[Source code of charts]

-- -- --

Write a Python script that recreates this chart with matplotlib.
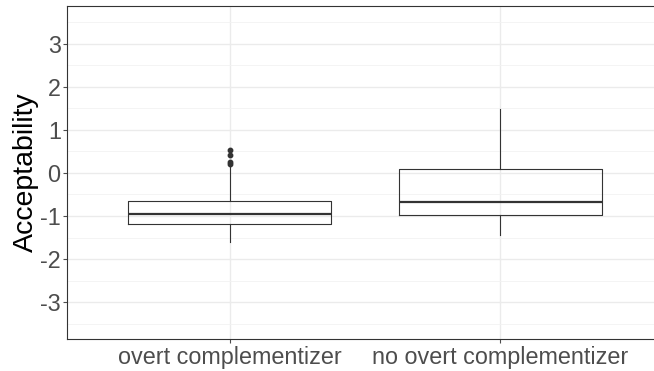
import matplotlib
matplotlib.use('Agg')
import matplotlib.pyplot as plt

plt.rcParams['font.family'] = ['Liberation Sans', 'DejaVu Sans']
plt.rcParams['axes.unicode_minus'] = False

# 各组箱线图统计量
categories = ['overt complementizer', 'no overt complementizer']
q1 = [-1.18, -0.97]
medians = [-0.96, -0.68]
q3 = [-0.65, 0.10]
whisker_low = [-1.61, -1.45]
whisker_high = [0.15, 1.49]
outliers = [[0.20, 0.26, 0.41, 0.53], []]
yticks = [-3, -2, -1, 0, 1, 2, 3]

stats = []
for i, name in enumerate(categories):
    stats.append({
        'label': name,
        'q1': q1[i], 'med': medians[i], 'q3': q3[i],
        'whislo': whisker_low[i], 'whishi': whisker_high[i],
        'fliers': outliers[i],
    })

fig = plt.figure(figsize=(6.54, 3.71), dpi=100)
W, H = 654, 371
ax = fig.add_axes([67 / W, (H - 339) / H, (663 - 67) / W, (339 - 6) / H])

dark = '#333333'
ax.bxp(stats, positions=[1, 2], widths=0.75, showcaps=False,
       boxprops=dict(color=dark, linewidth=0.8),
       medianprops=dict(color=dark, linewidth=1.6),
       whiskerprops=dict(color=dark, linewidth=0.8),
       flierprops=dict(marker='o', markersize=3.2, markerfacecolor=dark,
                       markeredgecolor=dark))

ax.set_xlim(0.4, 2.6)
ax.set_ylim(-3.85, 3.87)
ax.set_yticks(yticks)
ax.set_yticks([-3.5, -2.5, -1.5, -0.5, 0.5, 1.5, 2.5, 3.5], minor=True)
ax.set_xticks([1, 2])
ax.set_xticklabels(categories)

ax.grid(True, which='major', color='#EBEBEB', linewidth=1.0)
ax.grid(True, which='minor', axis='y', color='#F2F2F2', linewidth=0.6)
ax.set_axisbelow(True)

ax.tick_params(axis='both', which='major', colors='#4D4D4D',
               length=3, width=0.8, labelsize=16.8)
ax.tick_params(axis='y', pad=1.5)
ax.tick_params(axis='x', pad=2)
ax.tick_params(axis='y', which='minor', length=0)
for s in ax.spines.values():
    s.set_color(dark)
    s.set_linewidth(0.8)

ax.set_ylabel('Acceptability', fontsize=20.5, color='black', labelpad=0.5)

fig.savefig('out.png', dpi=100)
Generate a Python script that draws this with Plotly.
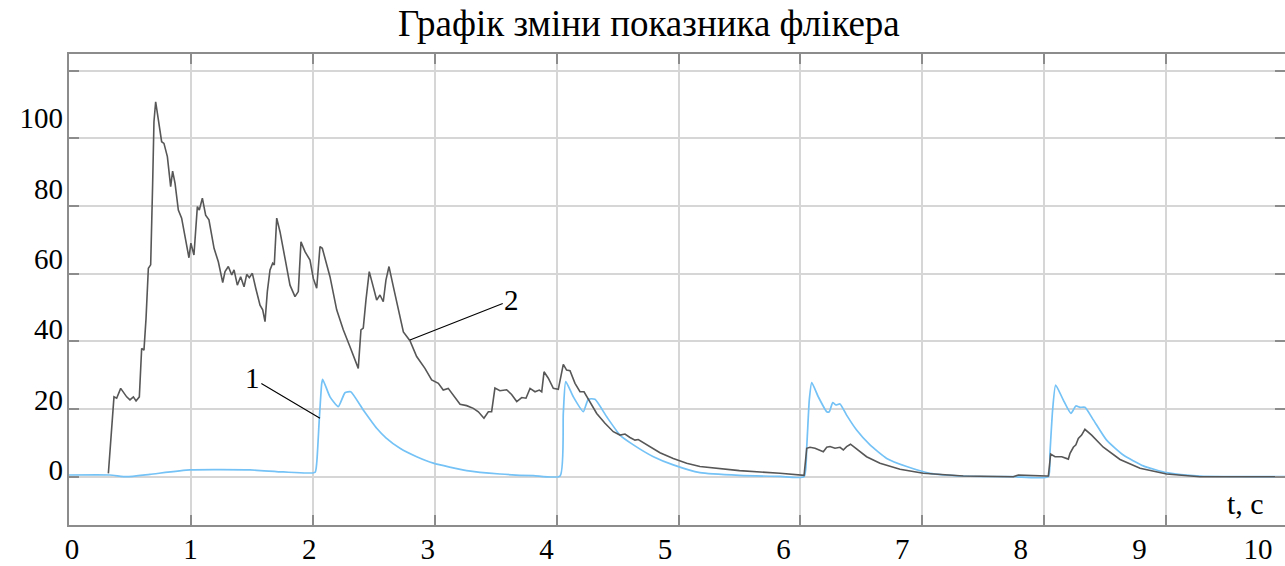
import numpy as np
import plotly.graph_objects as go

# Curve 1 (blue) - flicker index, time in seconds
t1 = [0, 0.336, 0.473, 0.664, 0.993, 1.485, 1.758, 2.018, 2.032, 2.053, 2.073, 2.081,
      2.141, 2.209, 2.264, 2.311, 2.414, 2.524, 2.6, 2.715, 2.852, 2.989, 3.262, 3.535,
      3.809, 4.028, 4.055, 4.075, 4.137, 4.219, 4.26, 4.315, 4.411, 4.52, 4.63, 4.794,
      4.957, 5.176, 5.5, 5.833, 6.03, 6.052, 6.073, 6.093, 6.147, 6.216, 6.237, 6.265,
      6.292, 6.325, 6.379, 6.461, 6.571, 6.708, 6.872, 7.063, 7.336, 7.747, 8.034, 8.047,
      8.069, 8.094, 8.156, 8.219, 8.26, 8.293, 8.334, 8.403, 8.512, 8.649, 8.813, 9.004,
      9.277, 9.975]
v1 = [0.5, 0.5, 0.0, 0.7, 2.0, 2.0, 1.4, 1.3, 4.0, 16.8, 27.5, 28.8,
      23.6, 20.7, 24.8, 25.1, 19.7, 14.3, 11.5, 8.4, 5.9, 4.0, 1.8, 0.8,
      0.3, 0.2, 18.7, 28.1, 23.6, 19.2, 22.9, 22.9, 17.7, 12.3, 9.4, 5.9,
      3.5, 1.2, 0.4, 0.1, 0.0, 8.9, 22.7, 27.8, 23.6, 19.2, 19.2, 21.9,
      21.2, 21.5, 18.2, 13.8, 9.4, 5.4, 3.0, 1.0, 0.2, 0.0, 0.0, 6.9,
      19.7, 27.1, 22.7, 18.7, 20.9, 20.5, 20.5, 16.8, 10.8, 6.4, 3.2, 1.2,
      0.2, 0.0]

# Curve 2 (grey)
t2 = [0.323, 0.336, 0.35, 0.369, 0.391, 0.424, 0.473, 0.5, 0.528, 0.55, 0.577, 0.596,
      0.615, 0.632, 0.651, 0.67, 0.686, 0.697, 0.711, 0.727, 0.76, 0.779, 0.807, 0.834,
      0.85, 0.87, 0.897, 0.924, 0.952, 0.984, 1.0, 1.025, 1.053, 1.069, 1.094, 1.121,
      1.148, 1.19, 1.225, 1.261, 1.28, 1.307, 1.335, 1.354, 1.381, 1.408, 1.436, 1.458,
      1.479, 1.504, 1.532, 1.567, 1.589, 1.608, 1.627, 1.649, 1.671, 1.684, 1.704, 1.731,
      1.772, 1.813, 1.854, 1.881, 1.903, 1.936, 1.977, 2.004, 2.032, 2.059, 2.078, 2.1,
      2.141, 2.196, 2.25, 2.305, 2.346, 2.373, 2.395, 2.414, 2.436, 2.463, 2.496, 2.524,
      2.551, 2.578, 2.6, 2.625, 2.661, 2.702, 2.743, 2.797, 2.852, 2.92, 2.975, 3.03,
      3.07, 3.111, 3.153, 3.208, 3.262, 3.317, 3.358, 3.404, 3.44, 3.467, 3.494, 3.535,
      3.59, 3.631, 3.673, 3.714, 3.749, 3.782, 3.823, 3.858, 3.878, 3.897, 3.932, 3.973,
      4.014, 4.042, 4.055, 4.082, 4.11, 4.151, 4.192, 4.225, 4.274, 4.329, 4.397, 4.465,
      4.52, 4.561, 4.602, 4.643, 4.67, 4.739, 4.848, 4.957, 5.067, 5.176, 5.5, 5.833,
      6.03, 6.052, 6.079, 6.12, 6.161, 6.188, 6.216, 6.243, 6.284, 6.325, 6.352, 6.379,
      6.411, 6.461, 6.543, 6.653, 6.817, 7.008, 7.336, 7.747, 7.788, 8.02, 8.034, 8.053,
      8.089, 8.144, 8.198, 8.212, 8.239, 8.26, 8.28, 8.307, 8.334, 8.389, 8.485, 8.622,
      8.786, 9.004, 9.277, 9.975]
v2 = [1.0, 7.4, 13.3, 23.6, 23.2, 26.1, 23.6, 22.7, 23.6, 22.4, 23.6, 37.9,
      37.4, 46.8, 61.6, 62.6, 86.2, 104.9, 110.8, 106.9, 99.0, 98.5, 94.6, 85.7,
      90.3, 86.7, 78.8, 76.4, 71.4, 64.7, 69.0, 65.5, 79.8, 78.8, 82.3, 77.3,
      75.9, 67.5, 63.5, 57.4, 60.6, 62.1, 59.6, 61.1, 56.6, 59.1, 56.1, 59.8,
      58.8, 60.1, 55.7, 50.7, 49.3, 45.8, 54.7, 61.1, 63.1, 62.6, 76.4, 72.4,
      64.5, 56.6, 53.2, 54.7, 69.4, 66.5, 64.0, 58.6, 55.7, 68.0, 67.5, 64.5,
      59.1, 49.3, 43.4, 38.4, 34.5, 32.0, 43.4, 43.9, 52.2, 60.6, 56.1, 52.2,
      53.7, 51.7, 58.1, 62.1, 56.1, 49.3, 42.8, 40.2, 35.5, 32.0, 28.6, 27.6,
      25.6, 26.1, 24.1, 21.4, 21.0, 20.2, 19.2, 17.3, 19.2, 19.2, 26.2, 25.4,
      25.7, 24.3, 22.2, 23.4, 23.2, 26.1, 25.1, 25.6, 25.1, 31.0, 29.1, 26.1,
      25.8, 31.0, 33.2, 31.5, 31.3, 27.6, 25.1, 25.1, 22.2, 18.7, 15.8, 13.3,
      12.3, 12.6, 11.6, 10.8, 11.0, 9.4, 7.1, 5.4, 4.0, 3.0, 1.8, 1.0,
      0.4, 8.4, 8.7, 8.4, 7.9, 7.4, 8.7, 8.9, 8.4, 8.7, 7.9, 8.9,
      9.6, 8.1, 5.9, 4.0, 2.2, 1.0, 0.2, 0.0, 0.5, 0.2, 0.2, 6.7,
      5.9, 5.9, 5.2, 6.9, 8.7, 9.4, 11.3, 12.3, 14.0, 12.3, 8.7, 5.1,
      2.5, 0.8, 0.0, 0.0]

x_ticks = list(range(0, 11))
x_ticktext = [str(v) for v in x_ticks]
y_ticks = list(range(0, 101, 20))
y_ticktext = [str(v) for v in y_ticks]
y_grid = list(range(0, 121, 20))

SERIF = "Liberation Serif"
W, H = 1285, 566
ML, MR, MT, MB = 69, 0, 54, 41

# main scale: 121.9 px per second, 3.384 px per unit
x_range = [0, (W - ML - MR) / 121.9]
y_range = [-(H - MB - 476.7) / 3.384, (476.7 - MT) / 3.384]
# label scale (labels are spaced a bit tighter than the grid)
xl_range = [(ML - 72) / 118.6, (W - MR - 72) / 118.6]
yl_range = [(470 - (H - MB)) / 3.517, (470 - MT) / 3.517]

fig = go.Figure()
fig.add_trace(go.Scatter(x=t1, y=v1, mode="lines",
                         line=dict(color="#74c2f6", width=1.7, shape="spline", smoothing=0.5),
                         showlegend=False))
fig.add_trace(go.Scatter(x=t2, y=v2, mode="lines",
                         line=dict(color="#575757", width=1.6), showlegend=False))

axis_line = "#8c8c8c"
grid = "#d6d6d6"

fig.update_layout(
    width=W, height=H,
    margin=dict(l=ML, r=MR, t=MT, b=MB, pad=0),
    paper_bgcolor="white", plot_bgcolor="white",
    title=dict(text="Графік зміни показника флікера", x=0.505, xref="container",
               y=1 - 23 / H, yref="container", yanchor="middle", xanchor="center",
               font=dict(family=SERIF, size=37, color="black")),
    xaxis=dict(range=x_range, tickvals=list(range(0, 10)), showticklabels=False,
               ticks="inside", ticklen=10, tickwidth=1.5, tickcolor=axis_line,
               showgrid=True, gridcolor=grid, gridwidth=1.5,
               showline=True, linecolor=axis_line, linewidth=2, mirror="ticks",
               zeroline=False),
    yaxis=dict(range=y_range, tickvals=y_grid, showticklabels=False,
               ticks="inside", ticklen=10, tickwidth=1.5, tickcolor=axis_line,
               showgrid=True, gridcolor=grid, gridwidth=1.5,
               showline=True, linecolor=axis_line, linewidth=2, mirror=False,
               zeroline=False),
    yaxis3=dict(range=y_range, overlaying="y", anchor="x", side="right",
                tickvals=y_grid, showticklabels=False, ticks="inside", ticklen=10,
                tickwidth=1.5, tickcolor=axis_line, showgrid=False, showline=False,
                zeroline=False),
    xaxis2=dict(range=xl_range, overlaying="x", anchor="y", side="bottom",
                tickvals=x_ticks, ticktext=x_ticktext, showgrid=False, showline=False,
                ticks="", zeroline=False, ticklabelstandoff=4,
                tickfont=dict(family=SERIF, size=29, color="black")),
    yaxis2=dict(range=yl_range, overlaying="y", anchor="x", side="left",
                tickvals=y_ticks, ticktext=y_ticktext, showgrid=False, showline=False,
                ticks="", zeroline=False, ticklabelstandoff=5,
                tickfont=dict(family=SERIF, size=29, color="black")),
)

# invisible carrier traces so the label and tick axes are laid out
fig.add_trace(go.Scatter(x=[None], y=[None], xaxis="x2", yaxis="y2",
                         showlegend=False, hoverinfo="skip"))
fig.add_trace(go.Scatter(x=[None], y=[None], xaxis="x", yaxis="y3",
                         showlegend=False, hoverinfo="skip"))

# curve labels with leader lines
curve_labels = [
    dict(text="1", x=2.059, y=17.3, ax=1.504, ay=29.1),
    dict(text="2", x=2.797, y=40.4, ax=3.632, ay=52.2),
]
for lab in curve_labels:
    fig.add_annotation(x=lab["x"], y=lab["y"], ax=lab["ax"], ay=lab["ay"],
                       xref="x", yref="y", axref="x", ayref="y", text=lab["text"],
                       showarrow=True, arrowhead=0, arrowwidth=1.1, arrowcolor="black",
                       standoff=0, font=dict(family=SERIF, size=29, color="black"))

fig.add_annotation(x=9.655, y=-7.8, xref="x", yref="y", text="t, c", showarrow=False,
                   font=dict(family=SERIF, size=30, color="black"))

fig.write_html("out.html")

-- -- --

» The exercise: Above are the records; copy exactly the lines from the one with "Generate a Python" through the one with "import plotly.graph_objects as go", including both, and nothing more. Leave out pictures.

» Task output:
Generate a Python script that draws this with Plotly.
import numpy as np
import plotly.graph_objects as go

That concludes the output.